The current music education upheaval at Sherman Middle School is about
- what Madison values for our children’s education, such as academic music education during the school day and
- who makes those decisions.
It is not about money, because teacher allocations will be needed to teach the 8th hour same as during the school day.
Making changes that seem to be by fiat may be desirable to the person in charge, but the students and parents are the school’s and district’s customers – please listen to us at the start of a process, let us have time to have meaningful input and comment! Isn’t it the School board who are the district’s policymakers, especially curriculum policy and what defines a school day. Those are the basics! A longer school day might make sense – but not by what appears and feels like fiat and not without public discussions, deliberations and decisions by our School Board.

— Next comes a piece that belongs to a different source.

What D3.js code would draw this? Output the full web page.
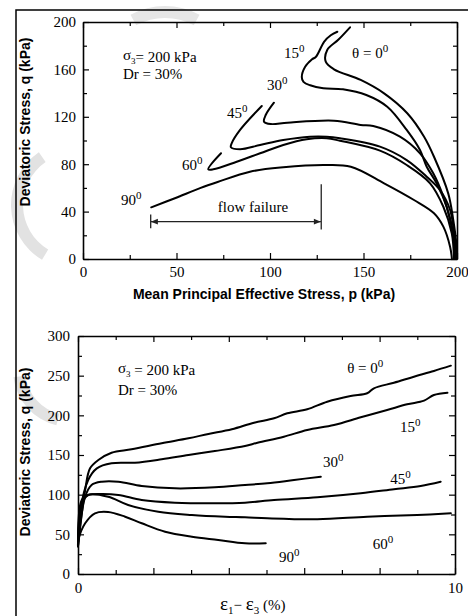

The Madison School Board, not a principal, is responsible for making the value decisions about what Madison’s children learn and the length of a school day. Our school board is given this responsibility by the State of WI constitution and by the public who elect members to a local board. In the case of the issues at Sherman Middle School, the School Board is currently not part of the process; they are definitely not the policymakers and decisionmakers in this important change – but they need to be, because this affects learning for all Madison’s children.
For music education, WI state law requires that a local school board approve a sequential, K-12 curriculum plan for music instruction. Madison’s School Board has approved a district-wide curriculum plan for music education with standards that meets state requirements. School boards don’t write the educational plans, but they are required by law to approve them and board members need to be sure these plans are developed with input from appropriate professionals and community members – teachers, music professionals in Madison, administrators, parents. Once the curriculum plan is approved, our district-wide and school administrators need to follow that curriculum as teachers develop classes to meet the curriculum. A school principal mandating that children take General Music at Sherman Middle School does not meet district curriculum standards and does not comply with state law.
Other middle schools in Madison with high numbers of low income and minority populations are devising ways to grow and to have strong performance music classes during the day (for example, Sennett, Jefferson, Hamilton, Cherokee). Why should Sherman Middle School’s children have less equitable access to this beneficial academic subject? A principal needs to work on addressing problems that face his/her school while complying with School Board directives. Why didn’t the Sherman principal form a team of parents, elementary and high school music teachers to determine what the barriers are to higher participation in performance music in Sherman Middle School and develop options for discussion and review at the school level? Isn’t that what we want our principals to be doing when they run into a challenge? In the case of music education, put children’s learning in music education first and pull together a team that includes, not excludes parents, from the process to tackle issues facing Sherman and develop options. Why didn’t a school team approach the challenge from how do we make this work for our children?
The continued deterioration of music education in Madison’s schools is not about money. Academic music education classes are cost effective and positively benefit children’s learning in so many areas, including the core academics. The entire K-12 MMSD music education program, including performance music that begins in Grade 4, costs less than $250 per student and nearly 20,000 students participate in music education districtwide. Compare that to $350+ per participant spent on high school extracurricular sports and $600 per student spent on the district’s administrative contract budget. If you had seen any of the wonderful music performances this spring, including the citywide strings festival, you would know that the Madison community is getting a huge bang for its buck and that our children worked very hard.
If we need to make changes, let’s work together for our children. Our School Board makes the decisions on our behalf about what our children learn. They must make these decisions in open meetings following processes that engage teachers, administrators, students and the community in order to make the best decisions for our children’s learning. That’s their responsibility.